BILL REQ. #: S-0629.1
State of Washington | 58th Legislature | 2003 Regular Session |
Read first time 04/12/2003. Referred to Committee on Judiciary.
AN ACT Relating to committees of members of nonprofit corporations; and amending RCW 24.03.065, 24.03.075, and 24.03.465.
BE IT ENACTED BY THE LEGISLATURE OF THE STATE OF WASHINGTON:
Sec. 1 RCW 24.03.065 and 1986 c 240 s 12 are each amended to read
as follows:
(1) A corporation may have one or more classes of members or may
have no members. If the corporation has one or more classes of
members, the designation of such class or classes, the manner of
election or appointment and the qualifications and rights of the
members of each class shall be set forth in the articles of
incorporation or the bylaws. Unless otherwise specified in the
articles of incorporation or the bylaws, an individual, domestic or
foreign profit or nonprofit corporation, a general or limited
partnership, an association or other entity may be a member of a
corporation. If the corporation has no members, that fact shall be set
forth in the articles of incorporation or the bylaws. A corporation
may issue certificates evidencing membership therein.

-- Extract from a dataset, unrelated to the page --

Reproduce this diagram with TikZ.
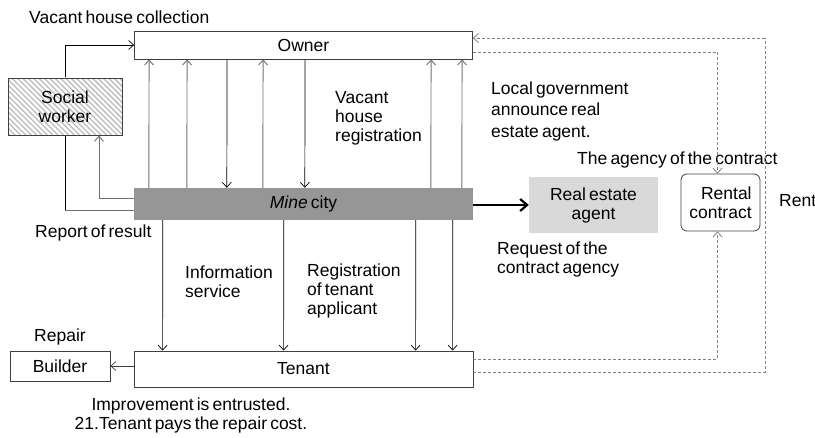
\documentclass[tikz,border=0pt]{standalone}
\usepackage{fontspec}
\setmainfont[WordSpace=0.65]{Liberation Sans}
\usetikzlibrary{arrows.meta,patterns.meta}
\definecolor{citygray}{HTML}{969696}
\definecolor{agentgray}{HTML}{D9D9D9}
\definecolor{linegray}{HTML}{707070}
\definecolor{dashgray}{HTML}{808080}
\definecolor{boxline}{HTML}{404040}
\begin{document}
\begin{tikzpicture}[x=1pt,y=-1pt,
  every node/.style={font=\fontsize{17.5}{19}\selectfont, inner sep=0pt},
  box/.style={draw=boxline, line width=0.8pt, fill=white},
  lbl/.style={anchor=west, align=left},
  tip/.style={-{Straight Barb[length=5pt,width=9pt]}},
  dnarr/.style={tip, draw=black, line width=0.7pt},
  uparr/.style={tip, draw=linegray, line width=0.9pt},
  dasharr/.style={tip, draw=dashgray, line width=0.8pt, dash pattern=on 3pt off 2pt},
  dashline/.style={draw=dashgray, line width=0.8pt, dash pattern=on 3pt off 2pt}]
\useasboundingbox (0,0) rectangle (815,437);

% boxes
\node[box, minimum width=338pt, minimum height=28pt] (owner) at (303.5,45) {Owner};
\node[fill=citygray, minimum width=339pt, minimum height=32pt] (city) at (303.5,204) {\textit{Mine} city};
\node[box, minimum width=339pt, minimum height=36pt] (tenant) at (303.5,369) {Tenant};
\node[box, minimum width=100pt, minimum height=30pt] (builder) at (60,366) {Builder};
\node[draw=boxline, line width=0.8pt, pattern={Lines[angle=-45,distance=3.8pt,line width=1.3pt]}, pattern color=gray!55,
      minimum width=114pt, minimum height=57pt, align=center] (sw) at (65,106.5) {};
\node[align=center] at (sw) {Social\\worker};
\node[fill=agentgray, minimum width=129pt, minimum height=56pt, align=center] (agent) at (593.5,205) {Real estate\\agent};
\node[box, rounded corners=6pt, minimum width=79pt, minimum height=57pt, align=right] (rental) at (720.5,202.5) {Rental\\contract};

% labels
\node[lbl] at (29,17) {Vacant house collection};
\node[lbl] at (335,118) {Vacant\\house\\registration};
\node[lbl, font=\fontsize{17.5}{21.5}\selectfont] at (491,111) {Local government\\announce real\\estate agent.};
\node[lbl] at (577,160) {The agency of the contract};
\node[lbl] at (779,201) {Rent};
\node[lbl] at (35,233) {Report of result};
\node[lbl] at (185,281.5) {Information\\service};
\node[lbl] at (307,291) {Registration\\of tenant\\applicant};
\node[lbl] at (497,259) {Request of the\\contract agency};
\node[lbl] at (34,337) {Repair};
\node[align=center] at (191,415) {Improvement is entrusted.\\21.Tenant pays the repair cost.};

% city <-> owner
\foreach \dx in {15,53,129,297,328}
  \draw[uparr] ([xshift=\dx pt]city.north west) -- ([xshift=\dx pt]owner.south west);
\foreach \dx in {93,171}
  \draw[dnarr] ([xshift=\dx pt]owner.south west) -- ([xshift=\dx pt]city.north west);
% city -> tenant
\foreach \dx in {29,150,282,319}
  \draw[dnarr] ([xshift=\dx pt]city.south west) -- ([xshift=\dx pt]tenant.north west);

% social worker
\draw[dnarr] (sw.north) |- (owner.west);
\draw[draw=black, line width=0.8pt] (sw.south) -- ([yshift=-6pt]sw.south |- city.west);
\draw[draw=linegray, line width=0.9pt] ([yshift=-6pt]sw.south |- city.west) -- ([yshift=-6pt]city.west);
\draw[uparr] ([yshift=6pt]city.west) -| ([xshift=34pt]sw.south);

% city -> agent
\draw[-{Straight Barb[length=7pt,width=12pt]}, line width=2.2pt] (city.east |- agent.west) -- (agent.west);

% tenant -> builder
\draw[dnarr, draw=boxline] (builder.east -| tenant.west) -- (builder.east);

% dashed
\draw[dasharr] ([yshift=-7pt]owner.east) -| ([xshift=-3pt]rental.north);
\draw[dasharr] ([yshift=10pt]tenant.east) -| ([xshift=-3pt]rental.south);
\coordinate (rc) at (765,38);
\draw[dashline] ([yshift=-3pt]tenant.east) -| (rc);
\draw[dasharr] (rc) -- ([yshift=7pt]owner.east);
\end{tikzpicture}
\end{document}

(2) A corporation may have one or more member committees. The
creation, makeup, authority, and operating procedures of any such
member committee or committees shall be addressed in the corporation's
articles of incorporation or bylaws.
Sec. 2 RCW 24.03.075 and 1986 c 240 s 14 are each amended to read
as follows:
(1)(a) Meetings of members may be held at such place, either within
or without this state, as may be stated in or fixed in accordance with
the bylaws. In the absence of any such provision, all meetings shall
be held at the registered office of the corporation in this state.
(b) An annual meeting of the members shall be held at such time as
may be stated in or fixed in accordance with the bylaws. Failure to
hold the annual meeting at the designated time shall not work a
forfeiture or dissolution of the corporation.
(c) Special meetings of the members may be called by the president
or by the board of directors. Special meetings of the members may also
be called by such other officers or persons or number or proportion of
members as may be provided in the articles of incorporation or the
bylaws. In the absence of a provision fixing the number or proportion
of members entitled to call a meeting, a special meeting of members may
be called by members having one-twentieth of the votes entitled to be
cast at such meeting.
(2) Except as may be otherwise restricted by the articles of
incorporation or the bylaws, members and any committee of members of
the corporation may participate in a meeting of members or a committee
of members by means of a conference telephone or similar communications
equipment by means of which all persons participating in the meeting
can hear each other at the same time and participation by such means
shall constitute presence in person at a meeting.
Sec. 3 RCW 24.03.465 and 1967 c 235 s 94 are each amended to read
as follows:
(1) Any action required by this chapter to be taken at a meeting of
the members or ((directors of a corporation)) a committee of members,
or any action which may be taken at a meeting of the members or
((directors)) a committee of the members under a corporation's articles
of incorporation or bylaws, may be taken without a meeting, except as
otherwise restricted by the articles of incorporation or bylaws, if a
consent in ((writing)) the form of a record, setting forth the action
so taken, shall be ((signed by all)) executed by a majority of the
members or committee of members entitled to vote with respect to the
subject matter thereof((, or all of the directors, as the case may
be)). Such consent shall have the same force and effect as a
((unanimous)) majority vote, and may be stated as such in any articles
or document filed with the secretary of state under this chapter.
(2) Any action required by this chapter to be taken at a meeting of
the directors of a corporation, or any action which may be taken at a
meeting of the directors, may be taken without a meeting if a consent
in the form of a record, setting forth the action so taken, shall be
executed by all of the directors entitled to vote with respect to the
subject matter thereof, or all of the directors, as the case may be.
Such consent shall have the same force and effect as a unanimous vote
and may be stated as such in any articles or document filed with the
secretary of state under this chapter.